Re: Documents and Cores, take 2

2010-10-19 Thread Ken Stanley
Ron,

In the past I've worked with SOLR for a product that required the ability to
search - separately - for companies, people, business lists, and a
combination of the previous three. In designing this in SOLR, I found that
using a combination of explicit field definitions and dynamic fields (
http://wiki.apache.org/solr/SchemaXml#Dynamic_fields) gave me the best
possible solution for the problem.

In essence, I created explicit fields that would be shared among all
document "types": a unique id, a document type, an indexed date, a modified
date, and maybe a couple of other fields that share traits with all document
types (i.e., name, a "market" specific to our business, etc). The unique id
was built as a string, and was prefixed with the document type, and it ended
with the unique id from the database.

The dynamic fields can be configured to be as flexible as you need, and in
my experience I would strongly recommend documenting each type of dynamic
field for each of your document types as a reference for your developers
(and yourself). :)

This allows us to build queries that can be focused on specific document
types, or combining all of the types into a "super" search. For example, you
could something to the effect of: (docType: people) AND (df_firstName:John
AND df_lastName:Hancock), (docType:companies) AND
(df_BusinessName:Acme+Inc), or even ((df_firstName:John AND
df_lastName:Hancock) OR (df_BusinessName:Acme+Inc)).

I hope this helps!

- Ken

It looked like something resembling white marble, which was
probably what it was: something resembling white marble.
-- Douglas Adams, "The Hitchhikers Guide to the Galaxy"

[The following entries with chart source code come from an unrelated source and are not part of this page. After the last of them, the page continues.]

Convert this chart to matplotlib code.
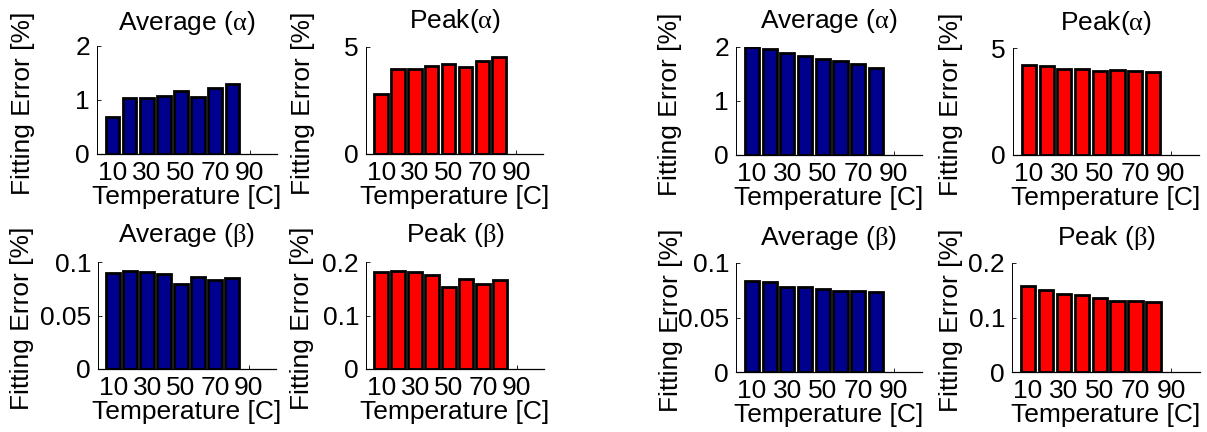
import matplotlib
matplotlib.use('Agg')
import matplotlib.pyplot as plt

# Temperatures of the bars and x tick labels
temperatures = [10, 20, 30, 40, 50, 60, 70, 80]
xtick_values = [10, 30, 50, 70, 90]

# Left group of panels
left_avg_alpha = [0.68, 1.04, 1.04, 1.08, 1.16, 1.06, 1.22, 1.29]
left_peak_alpha = [2.80, 3.99, 3.99, 4.10, 4.19, 4.06, 4.33, 4.54]
left_avg_beta = [0.0897, 0.0913, 0.0903, 0.0885, 0.0794, 0.0860, 0.0832, 0.0850]
left_peak_beta = [0.181, 0.183, 0.181, 0.176, 0.153, 0.168, 0.158, 0.166]

# Right group of panels
right_avg_alpha = [2.00, 1.96, 1.89, 1.83, 1.77, 1.75, 1.69, 1.62]
right_peak_alpha = [4.20, 4.15, 4.02, 4.01, 3.92, 3.96, 3.92, 3.87]
right_avg_beta = [0.0838, 0.0823, 0.0780, 0.0780, 0.0761, 0.0743, 0.0743, 0.0734]
right_peak_beta = [0.157, 0.151, 0.144, 0.141, 0.136, 0.131, 0.131, 0.128]

BLUE = '#00008f'
RED = '#ff0000'
FS = 19

W, H = 1207, 432

plt.rcParams['font.family'] = ['Liberation Sans', 'DejaVu Sans']
plt.rcParams['font.size'] = FS
plt.rcParams['mathtext.fontset'] = 'custom'
plt.rcParams['mathtext.rm'] = 'Liberation Sans'
plt.rcParams['mathtext.it'] = 'Liberation Serif'


# Draw one bar panel; box gives pixel (left, right, top, bottom)
def draw_panel(fig, box, values, color, title, yticks, ylabel_x, title_px):
    l, r, t, b = box
    ax = fig.add_axes([l / W, 1 - b / H, (r - l) / W, (b - t) / H])
    ax.bar(temperatures, values, width=8, color=color, edgecolor='black', linewidth=2.0)
    ax.set_xlim(1, 106)
    ax.set_ylim(yticks[0], yticks[-1])
    ax.set_xticks(xtick_values)
    ax.set_xticklabels([str(v) for v in xtick_values])
    ax.set_yticks(yticks)
    ax.set_yticklabels([f'{v:g}' for v in yticks])
    ax.set_axisbelow(True)
    ax.tick_params(direction='in', length=3, width=0.6, labelsize=FS)
    ax.tick_params(axis='y', pad=5)
    ax.tick_params(axis='x', pad=5)
    ax.spines['top'].set_visible(False)
    ax.spines['right'].set_visible(False)
    ax.spines['left'].set_linewidth(0.7)
    ax.spines['bottom'].set_linewidth(0.9)
    ax.set_title(title, fontsize=FS, pad=title_px * 0.72)
    ax.set_xlabel('Temperature [C]', fontsize=FS, labelpad=0)
    # y label sits at a fixed spot, like the original figure
    yc = (t + b) / 2 + 3
    fig.text(ylabel_x / W, 1 - yc / H, 'Fitting Error [%]', rotation=90,
             ha='center', va='center', fontsize=FS)
    return ax


def main():
    fig = plt.figure(figsize=(W / 100, H / 100), dpi=100)

    draw_panel(fig, (97, 277, 46, 154), left_avg_alpha, BLUE, r'Average ($\alpha$)', [0, 1, 2], 23, 16)
    draw_panel(fig, (366, 543, 47, 154), left_peak_alpha, RED, r'Peak($\alpha$)', [0, 5], 303, 19)
    draw_panel(fig, (98, 276, 262, 369), left_avg_beta, BLUE, r'Average ($\beta$)', [0, 0.05, 0.1], 22, 20)
    draw_panel(fig, (366, 544, 262, 369), left_peak_beta, RED, r'Peak ($\beta$)', [0, 0.1, 0.2], 302, 20)

    draw_panel(fig, (736, 922, 47, 155), right_avg_alpha, BLUE, r'Average ($\alpha$)', [0, 1, 2], 670, 19)
    draw_panel(fig, (1013, 1199, 48, 155), right_peak_alpha, RED, r'Peak($\alpha$)', [0, 5], 951, 18)
    draw_panel(fig, (736, 922, 263, 372), right_avg_beta, BLUE, r'Average ($\beta$)', [0, 0.05, 0.1], 671, 18)
    draw_panel(fig, (1012, 1200, 263, 372), right_peak_beta, RED, r'Peak ($\beta$)', [0, 0.1, 0.2], 951, 18)

    fig.savefig('out.png', dpi=100)


if __name__ == "__main__":
    main()
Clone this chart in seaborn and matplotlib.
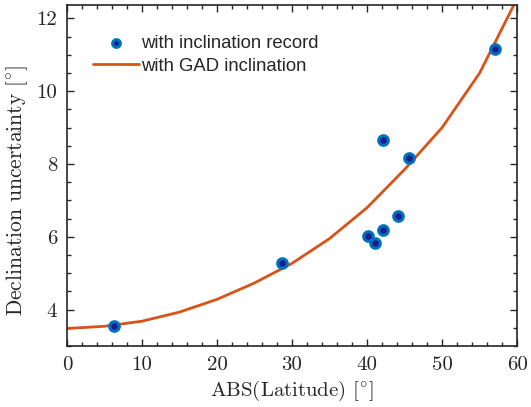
import numpy as np
import pandas as pd
import matplotlib
matplotlib.use('Agg')
import matplotlib.pyplot as plt
import seaborn as sns
from matplotlib.ticker import MultipleLocator

# sites with an inclination record
site_lat = [6.3, 28.7, 40.1, 41.0, 42.1, 44.1, 42.1, 45.6, 57.1]
site_unc = [3.55, 5.28, 6.02, 5.83, 6.18, 6.58, 8.65, 8.17, 11.17]

# GAD curve
gad_lat = [0, 5, 10, 15, 20, 25, 30, 35, 40, 45, 50, 55, 60]
gad_unc = [3.48, 3.54, 3.68, 3.93, 4.28, 4.73, 5.27, 5.95, 6.8, 7.85, 9.0, 10.5, 12.55]

sites = pd.DataFrame({'lat': site_lat, 'unc': site_unc})
gad = pd.DataFrame({'lat': gad_lat, 'unc': gad_unc})

sns.set_style('ticks')
plt.rcParams['mathtext.fontset'] = 'cm'
plt.rcParams['axes.unicode_minus'] = False

fig = plt.figure(figsize=(5.31, 4.07), dpi=100)
ax = fig.add_axes([0.126, 0.150, 0.848, 0.838])

sns.scatterplot(x='lat', y='unc', data=sites, ax=ax, s=48, color='#1c1c8f',
                edgecolor='#0072BD', linewidth=2.2, zorder=3,
                label='with inclination record')
sns.lineplot(x='lat', y='unc', data=gad, ax=ax, color='#D95319', lw=2,
             label='with GAD inclination', zorder=2)

ax.set_xlim(0, 60)
ax.set_ylim(3.0, 12.37)
ax.xaxis.set_major_locator(MultipleLocator(10))
ax.xaxis.set_minor_locator(MultipleLocator(2))
ax.yaxis.set_major_locator(MultipleLocator(2))
ax.yaxis.set_minor_locator(MultipleLocator(0.5))
ax.tick_params(which='both', direction='in', top=True, right=True, width=1)
ax.tick_params(which='major', length=5, labelsize=15, pad=7)
ax.tick_params(which='minor', length=3)
for lab in ax.get_xticklabels() + ax.get_yticklabels():
    lab.set_fontfamily('cmr10')
for s in ax.spines.values():
    s.set_linewidth(1.2)

ax.set_xlabel(r'ABS(Latitude) [$^{\circ}$]', fontsize=15, family='cmr10', labelpad=4)
ax.set_ylabel(r'Declination uncertainty [$^{\circ}$]', fontsize=15.5, family='cmr10')
ax.yaxis.set_label_coords(-0.082, 0.455)

leg = ax.legend(loc='upper left', bbox_to_anchor=(0.02, 0.96), frameon=False,
                prop={'family': 'Liberation Sans', 'size': 13.3},
                handlelength=2.5, handletextpad=0.1, labelspacing=0.3,
                markerscale=0.8)

fig.savefig('out.png', dpi=100)
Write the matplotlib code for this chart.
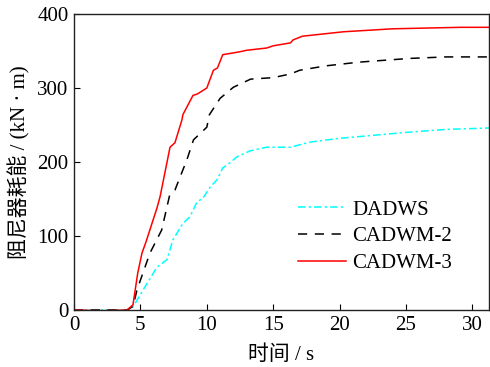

On Tue, Oct 19, 2010 at 4:57 PM, Olson, Ron  wrote:

> Hi all-
>
> I have a newbie design question about documents, especially with SQL
> databases. I am trying to set up Solr to go against a database that, for
> example, has "items" and "people". The way I see it, and I don't know if
> this is right or not (thus the question), is that I see both as separate
> documents as an item may contain a list of parts, which the user may want to
> search, and, as part of the "item", view the list of people who have ordered
> the item.
>
> Then there's the actual "people", who the user might want to search to find
> a name and, consequently, what items they ordered. To me they are both "top
> level" things, with some overlap of fields. If I'm searching for "people",
> I'm likely not going to be interested in the parts of the item, while if I'm
> searching for "items" the likelihood is that I may want to search for
> "42532" which is, in this instance, a SKU, and not get hits on the zip code
> section of the "people".
>
> Does it make sense, then, to separate these two out as separate documents?
> I believe so because the documentation I've read suggests that a document
> should be analogous to a row in a table (in this case, very de-normalized).
> What is tripping me up is, as far as I can tell, you can have only one
> document type per index, and thus one document per core. So in this example,
> I have two cores, "items" and "people". Is this correct? Should I embrace
> the idea of having many cores or am I supposed to have a single, unified
> index with all documents (which doesn't seem like Solr supports).
>
> The ultimate question comes down to the search interface. I don't
> necessarily want to have the user explicitly state which document they want
> to search; I'd like them to simply type "42532" and get documents from both
> cores, and then possibly allow for filtering results after the fact, not
> before. As I've only used the admin site so far (which is core-specific),
> does the client API allow for unified searching across all cores? Assuming
> it does, I'd think my idea of multiple-documents is okay, but I'd love to
> hear from people who actually know what they're doing. :)
>
> Thanks,
>
> Ron
>
> BTW: Sorry about the problem with the previous message; I didn't know about
> thread hijacking.
>
> DISCLAIMER: This electronic message, including any attachments, files or
> documents, is intended only for the addressee and may contain CONFIDENTIAL,
> PROPRIETARY or LEGALLY PRIVILEGED information.  If you are not the intended
> recipient, you are hereby notified that any use, disclosure, copying or
> distribution of this message or any of the information included in or with
> it is  unauthorized and strictly prohibited.  If you have received this
> message in error, please notify the sender immediately by reply e-mail and
> permanently delete and destroy this message and its attachments, along with
> any copies thereof. This message does not create any contractual obligation
> on behalf of the sender or Law Bulletin Publishing Company.
> Thank you.
>


Re: Negative filter using the "appends" element

2010-10-19 Thread Ahmet Arslan
> Does not work:
>     
>        name="fq">-tag:test
>     

Can you append &echoParams=all to your search url and verify that that 
fq=-tag:test included in response?





Spatial

2010-10-19 Thread Pradeep Singh
https://issues.apache.org/jira/browse/LUCENE-2519

If I change my code as per 2519

to have this  -

public double[] coords(double latitude, double longitude) {
double rlat = Math.toRadians(latitude);
double rlong = Math.toRadians(longitude);
double nlat = rlong * Math.cos(rlat);
return new double[]{nlat, rlong};

  }


return this -

x = (gamma - gamma[0]) cos(phi)
y = phi

would it make it give correct results? Correct projections, tier ids?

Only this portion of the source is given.